TASK DESCRIPTION
Extract every line where the string "this" appears.

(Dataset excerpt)
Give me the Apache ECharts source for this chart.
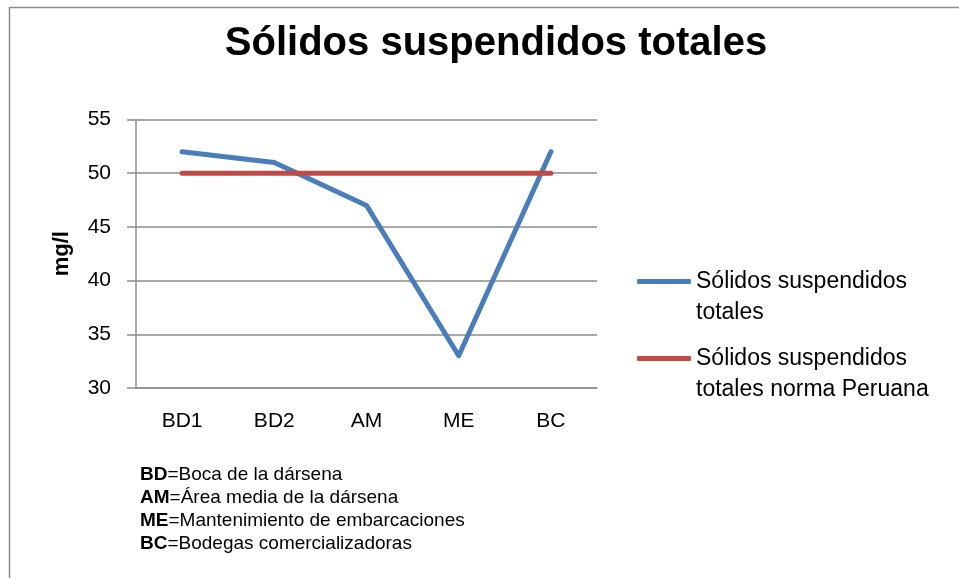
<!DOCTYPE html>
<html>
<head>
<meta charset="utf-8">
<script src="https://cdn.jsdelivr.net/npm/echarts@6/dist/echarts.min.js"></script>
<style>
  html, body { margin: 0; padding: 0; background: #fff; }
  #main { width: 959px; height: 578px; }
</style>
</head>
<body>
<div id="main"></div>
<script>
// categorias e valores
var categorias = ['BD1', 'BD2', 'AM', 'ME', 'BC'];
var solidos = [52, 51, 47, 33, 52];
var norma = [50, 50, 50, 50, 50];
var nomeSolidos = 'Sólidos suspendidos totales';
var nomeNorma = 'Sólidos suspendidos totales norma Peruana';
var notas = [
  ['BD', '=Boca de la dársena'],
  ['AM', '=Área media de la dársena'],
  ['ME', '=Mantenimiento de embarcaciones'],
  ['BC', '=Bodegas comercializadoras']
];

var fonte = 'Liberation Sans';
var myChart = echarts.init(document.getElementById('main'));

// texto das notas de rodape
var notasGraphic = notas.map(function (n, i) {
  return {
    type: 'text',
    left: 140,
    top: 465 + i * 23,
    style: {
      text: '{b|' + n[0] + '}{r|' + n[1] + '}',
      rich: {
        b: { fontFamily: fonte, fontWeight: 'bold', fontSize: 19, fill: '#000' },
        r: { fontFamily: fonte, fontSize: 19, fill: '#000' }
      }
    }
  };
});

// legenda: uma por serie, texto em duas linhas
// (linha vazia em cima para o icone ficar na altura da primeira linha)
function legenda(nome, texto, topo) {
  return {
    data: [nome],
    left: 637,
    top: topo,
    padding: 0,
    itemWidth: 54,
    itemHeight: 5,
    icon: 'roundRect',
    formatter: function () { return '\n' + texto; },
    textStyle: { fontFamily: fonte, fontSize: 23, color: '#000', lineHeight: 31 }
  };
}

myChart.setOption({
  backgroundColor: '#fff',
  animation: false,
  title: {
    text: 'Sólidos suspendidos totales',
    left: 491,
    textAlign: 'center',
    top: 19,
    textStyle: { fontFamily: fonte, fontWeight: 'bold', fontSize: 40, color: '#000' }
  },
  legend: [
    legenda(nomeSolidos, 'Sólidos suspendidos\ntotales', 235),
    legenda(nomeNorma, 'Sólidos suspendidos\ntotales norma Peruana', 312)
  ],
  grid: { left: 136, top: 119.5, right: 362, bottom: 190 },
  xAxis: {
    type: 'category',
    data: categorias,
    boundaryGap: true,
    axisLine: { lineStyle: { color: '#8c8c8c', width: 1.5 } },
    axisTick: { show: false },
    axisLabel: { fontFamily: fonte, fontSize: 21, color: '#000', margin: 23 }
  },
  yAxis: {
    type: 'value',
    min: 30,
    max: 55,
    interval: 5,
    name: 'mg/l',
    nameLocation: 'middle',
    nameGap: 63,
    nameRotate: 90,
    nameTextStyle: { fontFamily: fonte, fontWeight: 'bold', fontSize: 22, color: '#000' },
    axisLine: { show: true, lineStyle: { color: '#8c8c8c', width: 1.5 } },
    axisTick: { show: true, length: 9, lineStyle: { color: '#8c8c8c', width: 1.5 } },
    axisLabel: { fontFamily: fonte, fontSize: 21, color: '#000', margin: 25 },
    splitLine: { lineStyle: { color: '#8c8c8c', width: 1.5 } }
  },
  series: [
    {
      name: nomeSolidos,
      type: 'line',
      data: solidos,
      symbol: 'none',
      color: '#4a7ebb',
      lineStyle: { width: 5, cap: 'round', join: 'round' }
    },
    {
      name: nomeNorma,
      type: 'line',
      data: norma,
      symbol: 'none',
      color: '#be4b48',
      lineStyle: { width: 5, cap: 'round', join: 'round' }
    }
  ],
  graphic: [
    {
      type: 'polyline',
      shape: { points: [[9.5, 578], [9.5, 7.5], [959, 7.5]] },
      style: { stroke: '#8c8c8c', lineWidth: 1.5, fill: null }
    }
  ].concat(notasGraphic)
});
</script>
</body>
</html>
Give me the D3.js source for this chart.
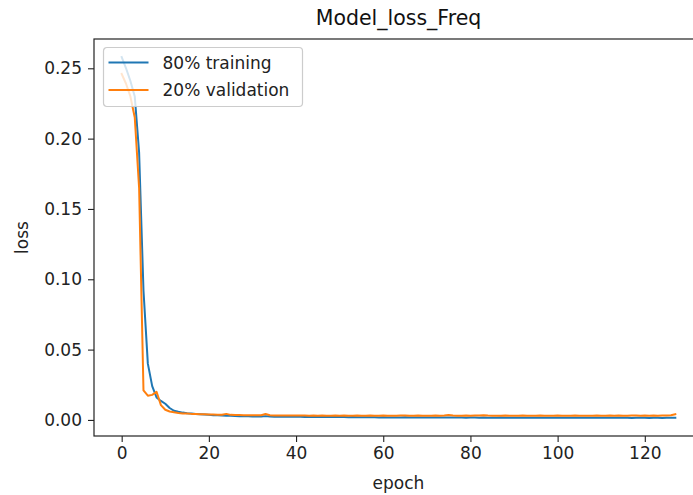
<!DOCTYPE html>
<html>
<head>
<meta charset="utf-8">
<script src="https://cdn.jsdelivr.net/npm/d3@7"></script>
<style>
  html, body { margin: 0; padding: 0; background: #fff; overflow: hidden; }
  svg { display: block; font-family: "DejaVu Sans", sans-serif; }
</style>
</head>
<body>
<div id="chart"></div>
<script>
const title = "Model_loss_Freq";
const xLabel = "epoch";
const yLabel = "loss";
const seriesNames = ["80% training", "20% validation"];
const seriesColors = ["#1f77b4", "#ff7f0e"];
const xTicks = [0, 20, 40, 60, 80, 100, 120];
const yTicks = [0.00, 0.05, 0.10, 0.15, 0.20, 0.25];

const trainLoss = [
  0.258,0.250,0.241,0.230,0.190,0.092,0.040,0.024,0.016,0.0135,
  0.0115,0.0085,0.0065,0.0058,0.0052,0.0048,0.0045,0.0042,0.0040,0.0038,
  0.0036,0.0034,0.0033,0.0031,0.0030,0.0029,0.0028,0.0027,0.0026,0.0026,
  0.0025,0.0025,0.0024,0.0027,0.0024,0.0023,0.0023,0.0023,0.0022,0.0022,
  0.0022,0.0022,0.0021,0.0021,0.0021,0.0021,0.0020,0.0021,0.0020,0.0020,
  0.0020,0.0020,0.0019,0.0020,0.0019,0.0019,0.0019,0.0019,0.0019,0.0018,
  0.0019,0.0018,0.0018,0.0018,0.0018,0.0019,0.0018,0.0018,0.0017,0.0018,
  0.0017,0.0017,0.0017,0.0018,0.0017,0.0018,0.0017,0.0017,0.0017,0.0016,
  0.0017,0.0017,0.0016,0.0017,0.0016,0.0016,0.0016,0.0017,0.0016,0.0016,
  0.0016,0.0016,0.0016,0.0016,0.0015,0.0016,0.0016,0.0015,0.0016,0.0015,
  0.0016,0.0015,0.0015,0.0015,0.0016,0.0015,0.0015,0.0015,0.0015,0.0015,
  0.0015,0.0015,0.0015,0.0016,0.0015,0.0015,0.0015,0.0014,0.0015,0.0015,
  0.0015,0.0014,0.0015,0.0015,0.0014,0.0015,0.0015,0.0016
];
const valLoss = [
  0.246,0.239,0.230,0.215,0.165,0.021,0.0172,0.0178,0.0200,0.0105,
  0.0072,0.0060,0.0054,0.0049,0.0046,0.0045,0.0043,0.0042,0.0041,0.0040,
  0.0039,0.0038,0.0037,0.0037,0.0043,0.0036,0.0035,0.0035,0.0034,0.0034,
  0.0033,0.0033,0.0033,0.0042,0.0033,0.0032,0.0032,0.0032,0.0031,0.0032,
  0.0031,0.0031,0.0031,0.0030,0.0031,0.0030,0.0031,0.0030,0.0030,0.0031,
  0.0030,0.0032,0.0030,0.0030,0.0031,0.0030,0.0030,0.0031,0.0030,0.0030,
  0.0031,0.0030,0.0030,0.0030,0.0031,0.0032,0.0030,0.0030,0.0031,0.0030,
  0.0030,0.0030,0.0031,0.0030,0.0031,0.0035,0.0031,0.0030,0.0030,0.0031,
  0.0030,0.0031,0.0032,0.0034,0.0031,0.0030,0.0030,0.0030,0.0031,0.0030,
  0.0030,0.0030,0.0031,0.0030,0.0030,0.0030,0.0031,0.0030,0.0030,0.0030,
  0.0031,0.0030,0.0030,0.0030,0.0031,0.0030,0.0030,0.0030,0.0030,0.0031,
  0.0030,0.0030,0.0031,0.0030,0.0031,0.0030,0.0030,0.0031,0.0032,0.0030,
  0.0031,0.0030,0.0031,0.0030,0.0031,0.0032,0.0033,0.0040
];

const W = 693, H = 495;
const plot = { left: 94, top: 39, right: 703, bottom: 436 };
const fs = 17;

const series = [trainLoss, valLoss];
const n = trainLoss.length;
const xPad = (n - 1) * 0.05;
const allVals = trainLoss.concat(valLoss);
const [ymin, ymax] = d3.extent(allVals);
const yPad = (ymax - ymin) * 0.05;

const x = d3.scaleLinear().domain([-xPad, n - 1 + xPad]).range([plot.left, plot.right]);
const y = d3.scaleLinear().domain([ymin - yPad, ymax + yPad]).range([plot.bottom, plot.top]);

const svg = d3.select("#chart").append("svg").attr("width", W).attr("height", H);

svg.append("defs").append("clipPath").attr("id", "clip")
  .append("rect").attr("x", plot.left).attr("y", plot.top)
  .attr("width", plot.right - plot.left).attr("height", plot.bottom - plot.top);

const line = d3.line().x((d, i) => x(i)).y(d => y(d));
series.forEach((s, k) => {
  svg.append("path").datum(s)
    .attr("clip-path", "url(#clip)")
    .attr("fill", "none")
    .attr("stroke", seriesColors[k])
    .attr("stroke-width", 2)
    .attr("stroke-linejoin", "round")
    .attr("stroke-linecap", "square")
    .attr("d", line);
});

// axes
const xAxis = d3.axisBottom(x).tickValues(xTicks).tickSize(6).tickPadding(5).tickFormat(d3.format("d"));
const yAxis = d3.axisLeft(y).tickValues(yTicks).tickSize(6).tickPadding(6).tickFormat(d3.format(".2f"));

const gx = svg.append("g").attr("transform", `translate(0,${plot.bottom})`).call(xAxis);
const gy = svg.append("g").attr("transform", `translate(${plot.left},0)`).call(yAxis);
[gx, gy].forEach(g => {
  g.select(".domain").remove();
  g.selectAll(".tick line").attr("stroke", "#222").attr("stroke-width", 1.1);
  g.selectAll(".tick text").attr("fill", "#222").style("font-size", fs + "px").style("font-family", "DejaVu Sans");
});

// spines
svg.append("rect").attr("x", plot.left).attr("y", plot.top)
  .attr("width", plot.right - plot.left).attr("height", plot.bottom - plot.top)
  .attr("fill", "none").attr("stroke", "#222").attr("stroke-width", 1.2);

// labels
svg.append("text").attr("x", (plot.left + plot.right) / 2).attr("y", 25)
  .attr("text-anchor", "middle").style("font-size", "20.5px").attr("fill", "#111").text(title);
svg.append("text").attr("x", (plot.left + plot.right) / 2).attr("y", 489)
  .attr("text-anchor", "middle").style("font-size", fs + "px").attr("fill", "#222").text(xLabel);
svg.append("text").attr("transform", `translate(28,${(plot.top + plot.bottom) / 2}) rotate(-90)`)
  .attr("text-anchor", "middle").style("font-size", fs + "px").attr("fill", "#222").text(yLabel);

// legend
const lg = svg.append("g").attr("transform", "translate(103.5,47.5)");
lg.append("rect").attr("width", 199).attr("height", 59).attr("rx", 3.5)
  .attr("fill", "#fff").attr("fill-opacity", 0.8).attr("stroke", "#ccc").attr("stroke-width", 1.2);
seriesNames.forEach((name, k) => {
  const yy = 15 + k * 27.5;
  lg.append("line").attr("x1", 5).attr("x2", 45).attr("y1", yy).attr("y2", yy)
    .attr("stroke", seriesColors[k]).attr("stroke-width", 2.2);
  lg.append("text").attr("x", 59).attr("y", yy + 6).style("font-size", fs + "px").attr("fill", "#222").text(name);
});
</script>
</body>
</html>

PROBLEM SOLUTION
Give me the Apache ECharts source for this chart.
Give me the D3.js source for this chart.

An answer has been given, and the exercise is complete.